The Public Body submits that the previous disclosures to the Applicant of records relating to the Applicant’s Requests through the criminal law process satisfies the duty on the Public Body to assist the Applicant under Section 6(1) of the Act. The Act does not replace other procedures for access to information (s. 2(2), or limit the information available by law to a party to a proceeding (s. 3(2). As discussed in the Manual (C.1, p. 2), there are two methods for gaining access to the records of government: (1) routine channels; and (2) formal requests under the Act. The first method satisfies the needs of most information seekers. Formal FOI requests made under the Act provide a method of seeking access to information that is not otherwise available. (Submission of the Ministry, paragraphs 4.09 and 4.11)

Because the applicant submitted new evidence in his reply submission, I granted a request by the Ministry for leave to file further submissions on the applicant’s claim that the court registry never returned exhibits to the applicant. The Ministry filed further affidavit material in relation to its position that copies of all of the records in dispute, including the exhibits referred to in the applicant’s affidavit, had been provided to the applicant.

Based on my careful review of the affidavit of the applicant and the affidavits filed by the Ministry, I find that the applicant has received all of the records in dispute, including the exhibits referred to in his December 28, 1997 application.

6. Discussion

The extent of a public body’s duty under Section 6 of the Act must be considered in light of the Act’s broad purposes, including that of promoting public accountability by giving the public a right of access to records, and in light of Section 2(2) of the Act which provides:

2(2) This Act does not replace other procedures for access to information or limit in any way access to information that is not personal information and is available to the public.

It is clear that this applicant has been provided with all of the copies of all of the records which he is now seeking from the Ministry. These records were previously provided to him during the criminal process relating to his parole eligibility application under Section 745 of the Criminal Code. (Affidavits of Randy Street and Lisa Wrinch) In earlier Orders, I have considered issues similar to the one raised in this inquiry and have held that if the public body demonstrates that the records sought have already been disclosed to the applicant through another process, and there are no other records responsive to the request, it will have satisfied its duty to assist the applicant under Section 6 of the Act: Orders No. 86-1996, February 27, 1996; and Order No. 160-1997, April 23, 1997.

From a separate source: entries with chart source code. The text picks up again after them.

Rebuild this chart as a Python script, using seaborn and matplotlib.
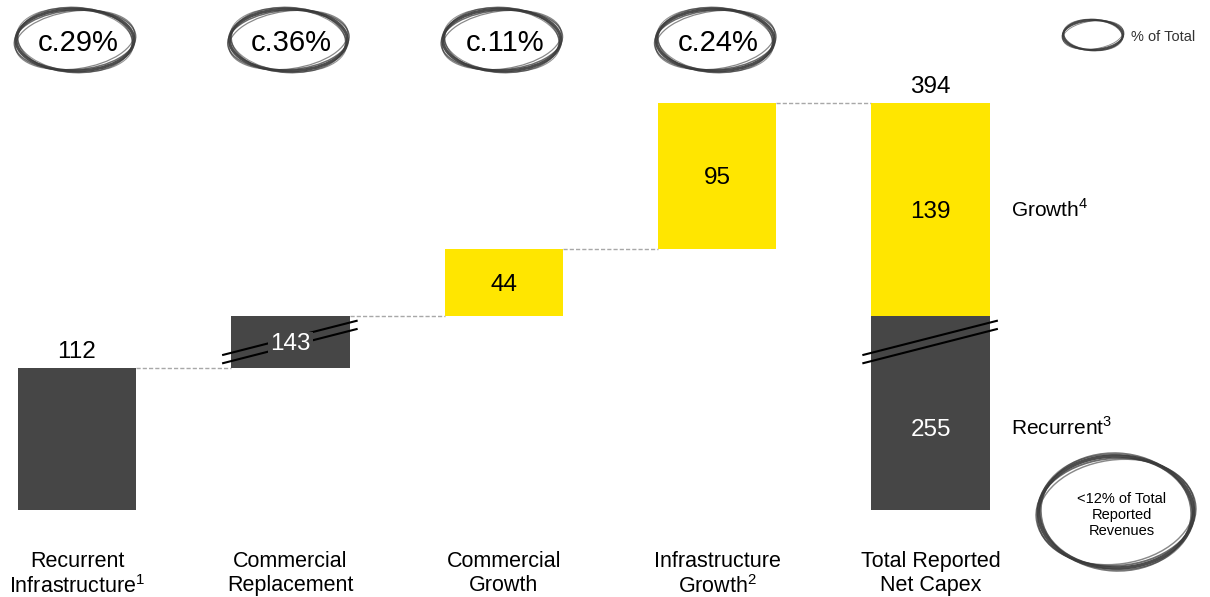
import numpy as np
import pandas as pd
import matplotlib
matplotlib.use("Agg")
import matplotlib.pyplot as plt
import seaborn as sns
from matplotlib.patches import Ellipse

# ---------------- data ----------------
categories = ["Recurrent Infrastructure", "Commercial Replacement", "Commercial Growth",
              "Infrastructure Growth", "Total Reported Net Capex"]
tick_labels = ["Recurrent\nInfrastructure$^\\mathregular{1}$", "Commercial\nReplacement",
               "Commercial\nGrowth", "Infrastructure\nGrowth$^\\mathregular{2}$",
               "Total Reported\nNet Capex"]
step_values = [112, 143, 44, 95]
step_kinds = ["Recurrent", "Recurrent", "Growth", "Growth"]
share_labels = ["c.29%", "c.36%", "c.11%", "c.24%"]
side_labels = {"Growth": "Growth$^\\mathregular{4}$", "Recurrent": "Recurrent$^\\mathregular{3}$"}
legend_text = "% of Total"
note_text = "<12% of Total\nReported\nRevenues"

# ---------------- style ----------------
DARK = "#464646"
YELLOW = "#FFE600"
palette = {"Recurrent": DARK, "Growth": YELLOW}
BAR_W = 0.555

sns.set_style("white")
plt.rcParams["font.family"] = ["Liberation Sans", "DejaVu Sans"]
plt.rcParams["mathtext.fontset"] = "custom"
plt.rcParams["mathtext.rm"] = "Liberation Sans"
plt.rcParams["text.color"] = "black"
plt.rcParams["xtick.color"] = "black"

# ---------------- segments ----------------
bottoms = np.concatenate([[0], np.cumsum(step_values)[:-1]])
rows = []
for c, k, b, v in zip(categories[:-1], step_kinds, bottoms, step_values):
    rows.append(dict(category=c, kind=k, bottom=b, value=v))
total_by_kind = {}
for k in ["Recurrent", "Growth"]:
    total_by_kind[k] = sum(v for v, kk in zip(step_values, step_kinds) if kk == k)
rows.append(dict(category=categories[-1], kind="Recurrent", bottom=0, value=total_by_kind["Recurrent"]))
rows.append(dict(category=categories[-1], kind="Growth", bottom=total_by_kind["Recurrent"],
                 value=total_by_kind["Growth"]))
seg = pd.DataFrame(rows)
seg["pos"] = seg["category"].map({c: i for i, c in enumerate(categories)})
seg["top"] = seg["bottom"] + seg["value"]
total = int(seg.loc[seg.pos == len(categories) - 1, "value"].sum())

fig = plt.figure(figsize=(12.10, 5.97), dpi=100)
ax = fig.add_axes([0, 87 / 597, 1, 510 / 597])

for kind in ["Recurrent", "Growth"]:
    sub = seg[seg.kind == kind].sort_values("pos")
    sns.barplot(data=sub, x="category", y="value", order=categories, color=palette[kind],
                saturation=1, width=BAR_W, bottom=sub["bottom"].to_numpy(),
                errorbar=None, linewidth=0, ax=ax, zorder=2)

# broken y axis: the second step (recurrent replacement) is compressed
lo = float(step_values[0])
hi = float(step_values[0] + step_values[1])
K = 0.238


def fwd(y):
    y = np.asarray(y, dtype=float)
    return np.where(y <= lo, y, np.where(y <= hi, lo + (y - lo) * K, y - (hi - lo) * (1 - K)))


def inv(t):
    t = np.asarray(t, dtype=float)
    thi = lo + (hi - lo) * K
    return np.where(t <= lo, t, np.where(t <= thi, lo + (t - lo) / K, t + (hi - lo) * (1 - K)))


ax.set_yscale("function", functions=(fwd, inv))
ax.set_ylim(19.2, 461.5)
ax.set_xlim(-0.3608, 5.309)
ax.set_yticks([])
ax.set_xlabel("")
ax.set_ylabel("")
for s in ax.spines.values():
    s.set_visible(False)
ax.set_xticks(range(len(categories)))
ax.set_xticklabels(tick_labels, fontsize=15.5, linespacing=1.18, color="black")
ax.tick_params(axis="x", length=0, pad=29.5)

# connectors
levels = np.cumsum(step_values)
for i, lev in enumerate(levels):
    ax.plot([i + BAR_W / 2, i + 1 - BAR_W / 2], [lev, lev], color="#a8a8a8",
            lw=1.0, ls=(0, (3, 1.5)), zorder=1)

# value labels
NUM_FS = 17.5
for _, r in seg.iterrows():
    if r.pos == 0:
        continue
    ymid = float(inv((fwd(r.bottom) + fwd(r.top)) / 2))
    col = "white" if r.kind == "Recurrent" else "black"
    bbox = None
    if r.pos == 1:
        bbox = dict(boxstyle="square,pad=0.08", fc=DARK, ec="none")
    ax.annotate(f"{int(r.value)}", (r.pos, ymid), xytext=(0, -6.1), textcoords="offset points",
                ha="center", va="baseline", fontsize=NUM_FS, color=col, zorder=6, bbox=bbox)
    if r.pos == len(categories) - 1:
        ax.annotate(side_labels[r.kind], (r.pos, ymid), xytext=(58, -5.4),
                    textcoords="offset points", ha="left", va="baseline", fontsize=15, color="black")

# labels above first bar and total
ax.annotate(f"{step_values[0]}", (0, step_values[0]), xytext=(0, 7.5), textcoords="offset points",
            ha="center", va="baseline", fontsize=NUM_FS, color="black")
ax.annotate(f"{total}", (len(categories) - 1, total), xytext=(0, 7.5), textcoords="offset points",
            ha="center", va="baseline", fontsize=NUM_FS, color="black")

# break marks
tc = float(fwd((lo + hi) / 2))
for p in [1, len(categories) - 1]:
    for dt in (2.7, -2.7):
        t0 = tc + dt - 11.3
        t1 = tc + dt + 11.3
        ax.plot([p - 0.32, p + 0.315], inv([t0, t1]), color="black", lw=1.5, zorder=5,
                solid_capstyle="butt")

# ---------------- decorations (pixel overlay) ----------------
ov = fig.add_axes([0, 0, 1, 1], zorder=10)
ov.set_xlim(0, 1210)
ov.set_ylim(0, 597)
ov.axis("off")
ov.patch.set_alpha(0)

variants = [(1.00, 1.00, 0, 2.0, 0.9), (1.03, 0.96, 4, 1.0, 0.75), (0.97, 1.05, -3, 1.0, 0.7),
            (1.015, 0.93, 8, 0.8, 0.6), (0.99, 1.02, -6, 0.7, 0.55)]


def scribble(cx, cy, w, h, base_lw=1.0):
    for sw, sh, ang, lw, a in variants:
        ov.add_patch(Ellipse((cx, cy), w * sw, h * sh, angle=ang, fill=False,
                             ec="#3a3a3a", lw=lw * base_lw, alpha=a))


for i, lab in enumerate(share_labels):
    cx = ax.transData.transform((i, 100))[0]
    scribble(cx - 2, 557, 118, 62, 1.1)
    ov.text(cx + 1, 554, lab, ha="center", va="center", fontsize=21, color="black")

scribble(1093, 562, 60, 30, 0.8)
ov.text(1131, 560, legend_text, ha="left", va="center", fontsize=10.5, color="#333333")

scribble(1116, 85, 155, 112, 1.3)
ov.text(1122, 82, note_text, ha="center", va="center", fontsize=10.5, linespacing=1.15,
        color="black")

fig.savefig("out.png", dpi=100)
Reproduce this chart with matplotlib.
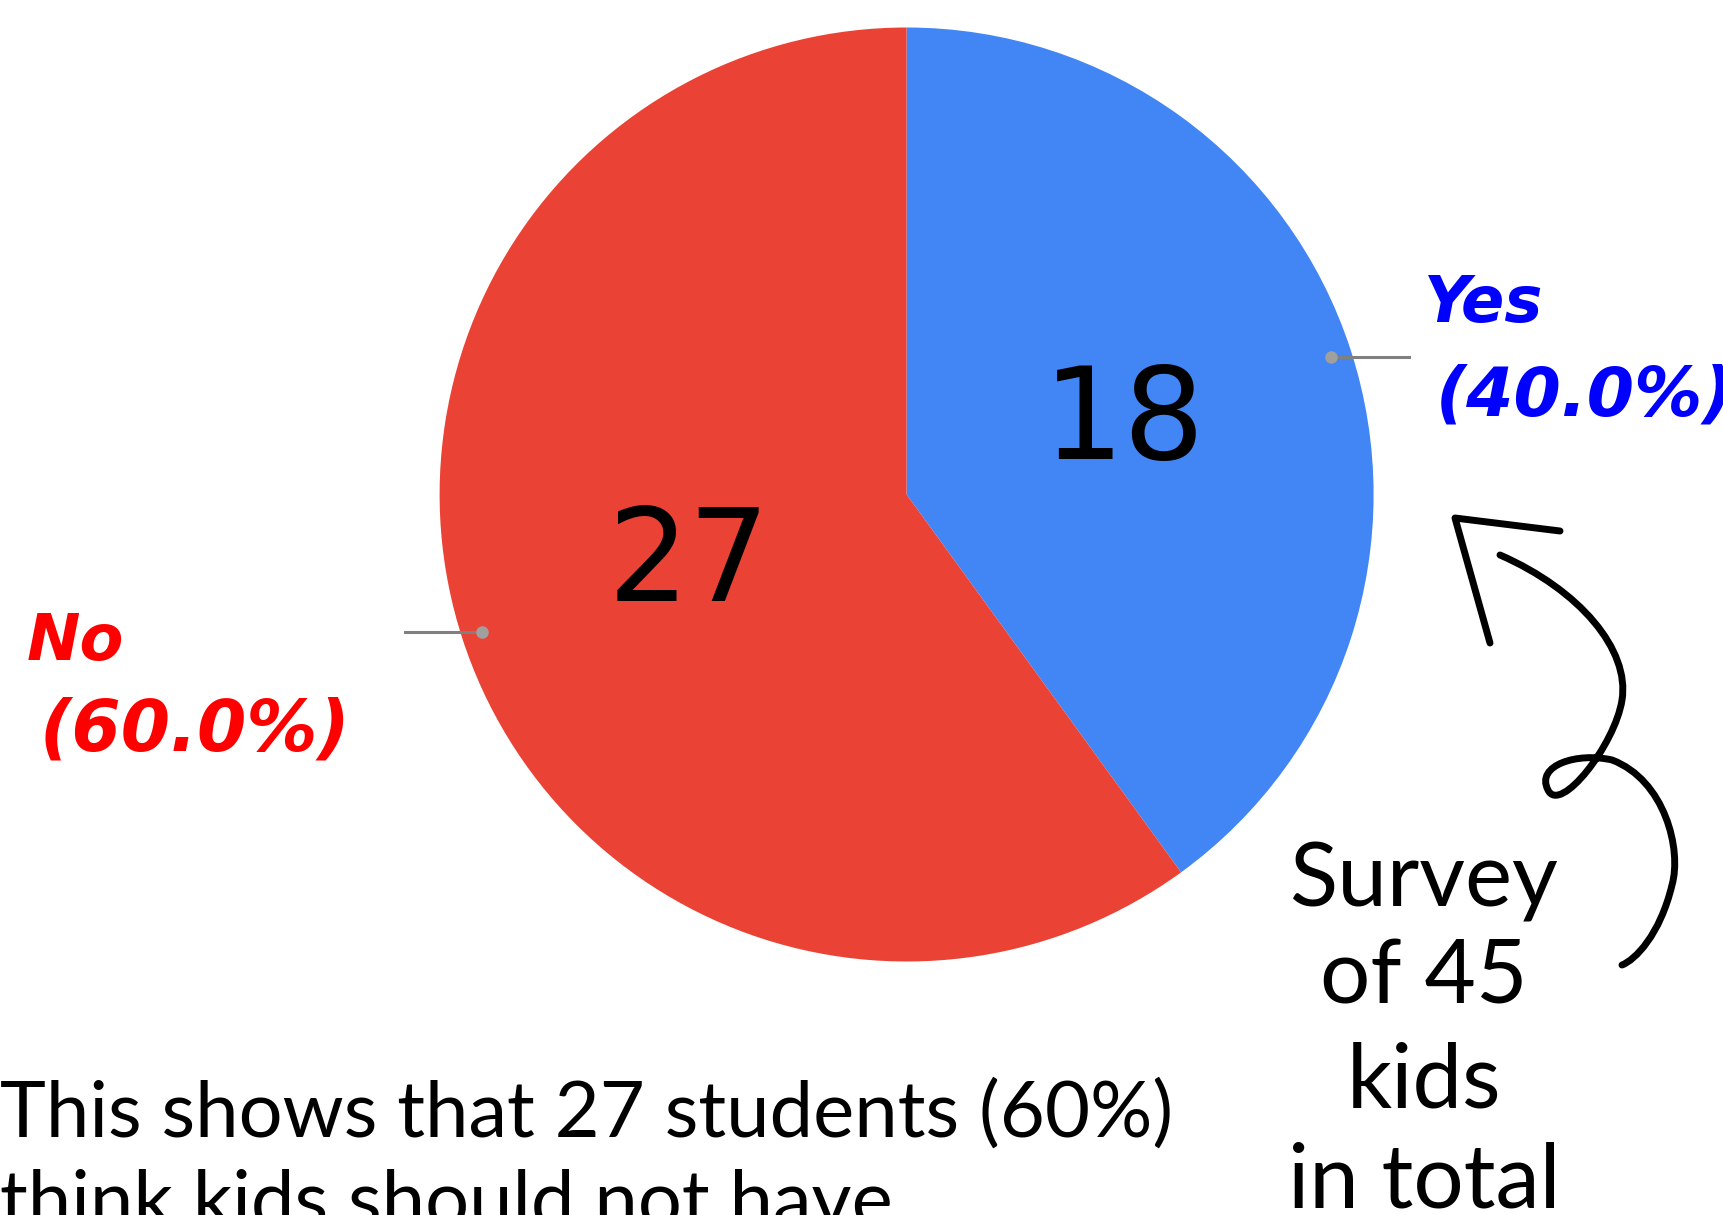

It is my view that the Ministry’s duty to assist the applicant has been satisfactorily discharged in this case. Where the records in dispute have already been provided to the applicant in the judicial process, as in this case, no useful purpose would be served by requiring a duplicative process of disclosure under the Act, beyond placing an unnecessary burden on the taxpayers. I agree with the Ministry when it submits:

... The mere existence of other avenues to access information does not preclude an applicant from using their access rights under the Act. However, where an applicant has already used those other avenues to obtain records, it would not be consistent with common sense or the efficient administration of government for that same applicant to use the Act to obtain those same records again. (Submission of the Ministry, paragraph 4.24)

I also agree that the Ministry has made every reasonable effort to assist the applicant that a fair and reasonable person would expect to be done in the circumstances. (Submission of the Ministry, paragraph 4.26)

7. Order

I find that the Ministry of Attorney General has complied with its duty to assist the applicant under Section 6(1) of the Act.